Wednesday 18 September 2019

Fat Scores





I hate needlessly stupid systems.

You see, I am officially overweight. I don’t feel overweight, but I am.

These things are determined by a lovely calculation of a person’s Body Mass Index, or BMI. To figure this out, there are a ton of calculators on the web that will take your height, and weight, and spit out the number.

I am 5’9” tall, and weight 174.1 pounds.

My BMI is 25.7 which means overweight. A person who weighs the same as me and is 6 inches taller would be 21.8 and be normal, and a same weight person 6 inches smaller would score 30.8 and be obese.

For somebody my height to make it into the normal category, they would have to weigh in at 168.9 pounds.

This is crazy.

A typical day for me includes a 5 or 6km run, and several hours of Jiu-Jitsu training. I also walk a fair bit, and restrict my diet. My old knees don’t like any extra pounds, but they don’t complain at all when I manage to keep my bulk in the 173-175 pound range.

Fortunately, there is a better system out there for figuring this kind of thing out. This requires technology to do the calculations. Like anything, this used to be clumsy and expensive, but now devices like my bathroom scale do it on command.

This morning I was 22.9% fat. That rating puts me into the ideal range.

I consider this by far the more accurate measure. If I touch my body where bones are supposed to be near the surface, they are right there. My face is narrow, and does not carry any extra weight. All the non-measurement related indicators have me being more lean than fat.

To give some kind of comparison, Michael Phelps the Olympic champion swimmer was about 5% fat. The percent charts declare that he is Lean. Strangely, his BMI of 23.6 would rate him as Normal, and closer to being Overweight than to being Lean.

You may want to say, well, maybe he’s gotten chunky since his swimming days, but the figures I’ve used are from his swimming prime. He was pretty much one big muscle.

Let’s say that I considered Body Mass a good measure of health, and say that it scared me.
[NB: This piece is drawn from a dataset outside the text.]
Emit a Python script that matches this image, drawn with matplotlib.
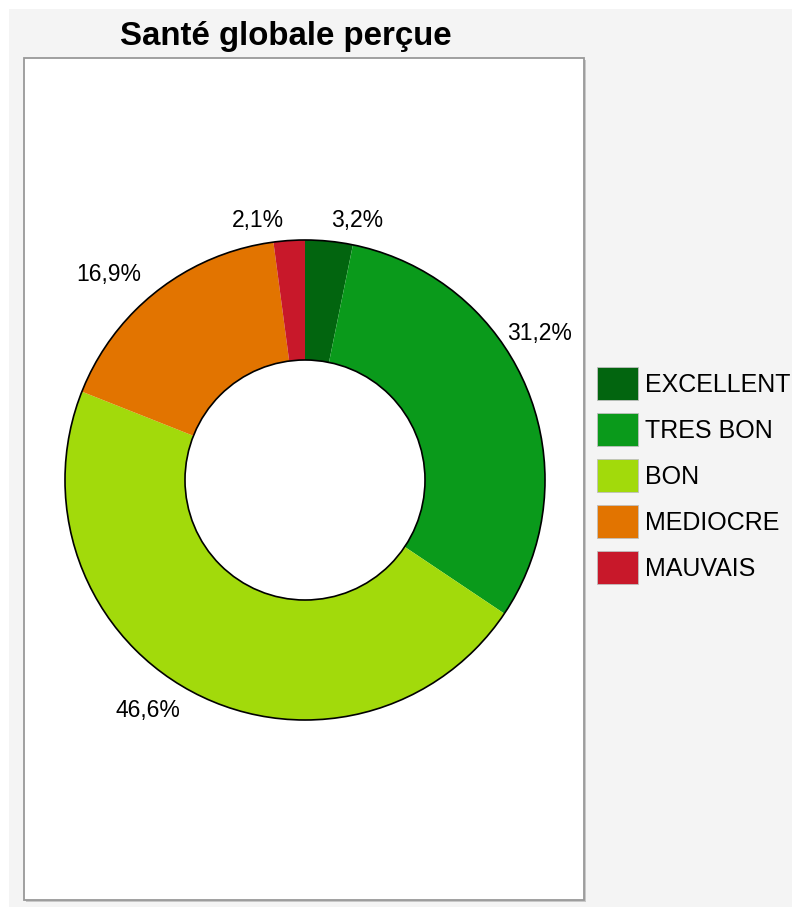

I might keep doing all my regular stuff, but also start lifting weights, and might put on 30 pounds of muscle.

With no change whatsoever in the actual number of pounds of fat in my body, my Body Fat Percentage would have dropped from 22.9% down to 19.5% and have me scored at the very low end of the ideal range, and almost list me as lean.

Gaining those same identical 30 pounds of muscle would also change my BMI. I would go from my current 25.7 up to 30, and be considered obese.

BMI is trash, with its only positive characteristic being that it’s easy to calculate.

The damage it does is immense. It has people trying to plan their health strategies based on inaccurate information.

Attempts have been made to keep simplicity with modified systems that are more accurate. The best of these relates waist circumference with health issues. It is based on the assumption that it would be a good measure of how much fat is actually present in the body. However, like BMI it fails when considering two individuals of significantly varying general size, and if the goal is to investigate fat, why isn’t Body Fat Percentage used instead.

This is all a mystery to me, but what do I know? I’m simply a chap with an ideal amount of fat who is also overweight.